Make Ahead

"Bonne Année" Lentil Soup for New Year's

December 28, 2009
0 Ratings
  • Serves 8
Author Notes

Hold to the French good-luck tradition and ladle out prosperity, warmth, and a feeling of comfort for the new year with this hearty soup that features one of France's very best products: Du Puy lentils, for which there is no substitution in my kitchen. Where other lentils lose their shape and flavor easily, these stay firm and meaty, rich in taste; seek them out and you'll know why they're called poor man's caviar. In this recipe, adapted from a David Waltuck favorite, the lentils are given a smoky boost with Canadian bacon, and the soup is versatile: you can serve it in bowls at the start of a meal or cook it down to a thick, no-liquid state and plate it alongside any main course. In fact, this dish is so good, it often becomes the one-and-only course for our family's traditional January 1st meal. Bonne année! —Allison Cay Parker

What You'll Need
  • 1 pound Du Puy lentils
  • 2 tablespoons olive oil
  • 1 packet (8-10 slices) Canadian bacon, diced
  • 1 small yellow onion, diced
  • 3 garlic cloves, minced
  • 8 cups chicken broth (I use organic low-sodium)
  • 2 bay leaves
  • 1/2 teaspoon dried thyme
  • salt and pepper, to taste
  1. Rinse lentils in a colander. (There is no need to soak them.) Sift through them carefully and extract any debris you may find.

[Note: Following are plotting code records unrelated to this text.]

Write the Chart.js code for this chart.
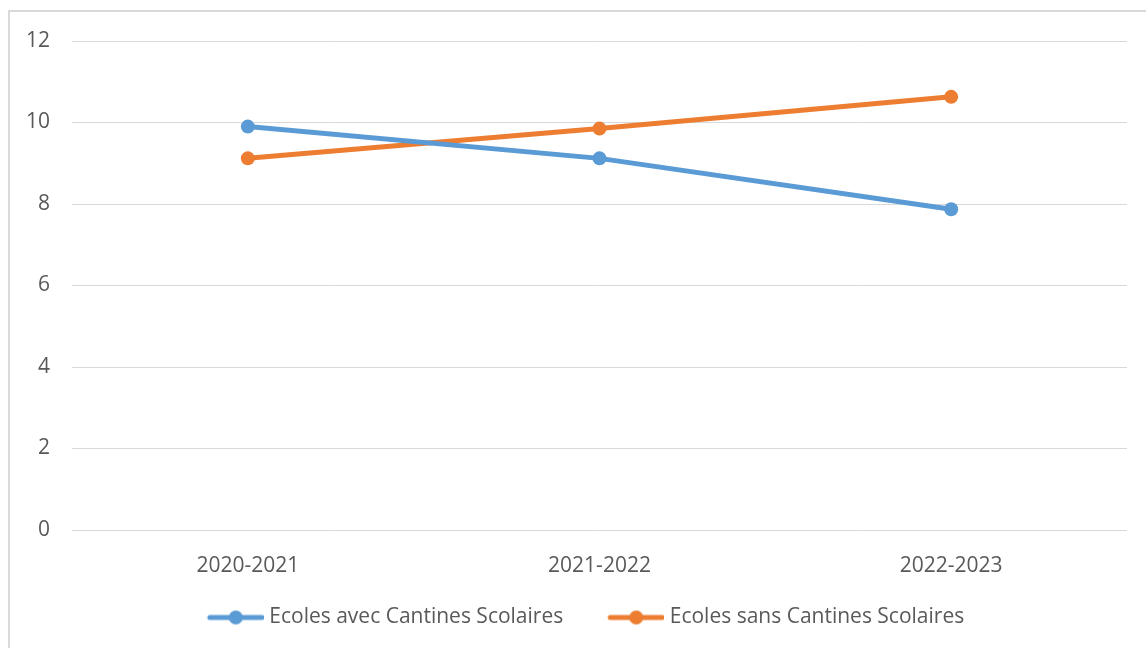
<!DOCTYPE html>
<html>
<head>
<meta charset="utf-8">
<script src="https://cdn.jsdelivr.net/npm/chart.js@4"></script>
<style>
  html, body { margin: 0; padding: 0; background: #fff; overflow: hidden; }
  #frame { position: absolute; left: 8px; top: 10px; width: 1200px; height: 700px; border: 2px solid #d9d9d9; box-sizing: border-box; }
  #wrap { position: absolute; left: 0; top: 0; width: 1146px; height: 648px; }
</style>
</head>
<body>
<div id="frame"></div>
<div id="wrap"><canvas id="c" width="1146" height="648"></canvas></div>
<script>
const categories = ['2020-2021', '2021-2022', '2022-2023'];
const seriesNames = ['Ecoles avec Cantines Scolaires', 'Ecoles sans Cantines Scolaires'];
const avecCantines = [9.9, 9.12, 7.87];
const sansCantines = [9.12, 9.85, 10.63];
const yTicks = [0, 2, 4, 6, 8, 10, 12];
const colors = ['#5B9BD5', '#ED7D31'];

const FONT = "'Open Sans', 'Liberation Sans', sans-serif";
const TEXT = '#595959';

function legendMarker(color) {
  const cv = document.createElement('canvas');
  cv.width = 96; cv.height = 18;
  const g = cv.getContext('2d');
  g.strokeStyle = color; g.lineWidth = 5; g.lineCap = 'round';
  g.beginPath(); g.moveTo(42, 9); g.lineTo(94, 9); g.stroke();
  g.fillStyle = color;
  g.beginPath(); g.arc(68, 9, 7, 0, Math.PI * 2); g.fill();
  return cv;
}

const markers = colors.map(legendMarker);

new Chart(document.getElementById('c'), {
  type: 'line',
  data: {
    labels: categories,
    datasets: [
      { label: seriesNames[0], data: avecCantines, borderColor: colors[0], backgroundColor: colors[0],
        borderWidth: 5, pointRadius: 7, pointHoverRadius: 7, pointBorderWidth: 0, tension: 0 },
      { label: seriesNames[1], data: sansCantines, borderColor: colors[1], backgroundColor: colors[1],
        borderWidth: 5, pointRadius: 7, pointHoverRadius: 7, pointBorderWidth: 0, tension: 0 }
    ]
  },
  options: {
    responsive: false,
    animation: false,
    layout: { padding: { top: 41, right: 19, bottom: 10, left: 10 } },
    plugins: {
      tooltip: { enabled: false },
      legend: {
        position: 'bottom',
        labels: {
          usePointStyle: true,
          pointStyleWidth: 86,
          padding: 10,
          color: TEXT,
          font: { family: FONT, size: 21 },
          generateLabels: (chart) => chart.data.datasets.map((ds, i) => ({
            text: ds.label,
            fillStyle: colors[i],
            strokeStyle: colors[i],
            lineWidth: 0,
            pointStyle: markers[i],
            datasetIndex: i,
            hidden: false,
            fontColor: TEXT
          }))
        }
      }
    },
    scales: {
      x: {
        offset: true,
        grid: { display: false, drawTicks: false },
        border: { display: false },
        ticks: { color: TEXT, font: { family: FONT, size: 21 }, padding: 23 },
        afterFit: (s) => { s.height = 67; }
      },
      y: {
        min: 0, max: 12,
        afterBuildTicks: (s) => { s.ticks = yTicks.map(v => ({ value: v })); },
        grid: { color: '#d9d9d9', lineWidth: 1, drawTicks: false },
        border: { display: false },
        ticks: { color: TEXT, font: { family: FONT, size: 21 }, padding: 22 },
        afterFit: (s) => { s.width = 62; }
      }
    }
  }
});
</script>
</body>
</html>
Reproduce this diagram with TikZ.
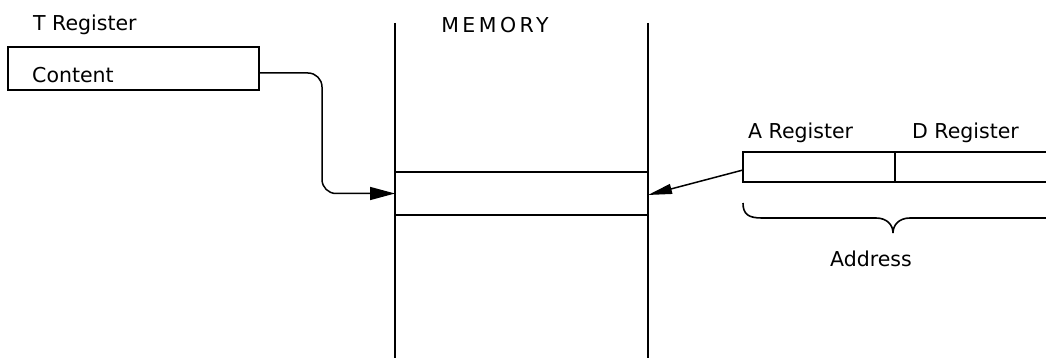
\documentclass[tikz,border=0pt]{standalone}
\usepackage{fontspec}
\setmainfont{DejaVu Sans}
\usetikzlibrary{arrows.meta}
\tikzset{
  lbl/.style={inner sep=0pt, font=\fontsize{20.5}{24}\selectfont, anchor=base west},
  boxline/.style={line width=1.6pt},
  regbox/.style={boxline, draw, inner sep=0pt, outer sep=0pt, anchor=north west},
  conn/.style={line width=1.5pt},
}
\begin{document}
\begin{tikzpicture}[x=1pt,y=-1pt]
\useasboundingbox (0,0) rectangle (1046,358);
% T register
\node[lbl] (tlabel) at (33,31) {T Register};
\node[regbox, minimum width=251pt, minimum height=43pt] (tbox) at (8,47) {};
\node[lbl] (content) at (32,83) {Content};
% Memory
\node[lbl, anchor=base] (memlabel) at (495,33) {\addfontfeatures{LetterSpace=17}MEMORY};
\coordinate (mlt) at (395,23);
\coordinate (mlb) at (395,358);
\coordinate (mrt) at (648,23);
\coordinate (mrb) at (648,358);
\draw[boxline] (mlt) -- (mlb);
\draw[boxline] (mrt) -- (mrb);
\node[regbox, minimum width=253pt, minimum height=43pt] (cell) at (395,172) {};
% A / D registers
\node[lbl] (alabel) at (748,139) {A Register};
\node[lbl] (dlabel) at (912,139) {D Register};
\node[regbox, minimum width=152pt, minimum height=30pt] (areg) at (743,152) {};
\coordinate (dtr) at (1046,152);
\coordinate (dbr) at (1046,182);
\draw[boxline] (areg.north east) -- (dtr);
\draw[boxline] (areg.south east) -- (dbr);
% brace
\coordinate (bl) at (743,203);
\coordinate (bm) at (893,233);
\coordinate (br) at (1046,218);
\draw[boxline] (bl) .. controls (743,214) and (748,218) .. (762,218) -- (876,218)
  .. controls (887,218) and (893,225) .. (bm)
  .. controls (893,225) and (899,218) .. (910,218) -- (br);
\node[lbl, anchor=base] (addr) at (871,266) {Address};
% connectors
\draw[conn, rounded corners=14pt, -{Triangle[length=25pt,width=13pt]}]
  ([yshift=-4.5pt]tbox.east) -- ++(63,0) |- (cell.west);
\draw[conn, -{Triangle[length=24pt,width=10pt]}]
  ([yshift=-3pt]areg.west) -- ([yshift=-1.5pt]cell.east);
\end{tikzpicture}
\end{document}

Set aside.
  2. In a large pot, heat the oil over medium heat until it shimmers. Add Canadian bacon, onion, and garlic. Cook, stirring, until the garlic releases its aroma and the onion appears translucent.
  3. Add the lentils, chicken broth, bay leaves, and thyme. Stir once and increase the heat to high. When soup comes to a boil, reduce heat to low, partially cover the pot, and simmer the lentils for 1 hour, removing the cover periodically to stir.
  4. Taste and, if desired, adjust seasoning with salt and pepper.
  5. Continue to simmer until the soup reaches your desired consistency. To serve the lentils as a soup, watch the pot closely to make sure all the broth does not cook out; it can go quickly at the end. You can also deliberately simmer until very thick and suitable for plating as a side dish. Just make sure that the lentils do not scorch on the bottom of the pot.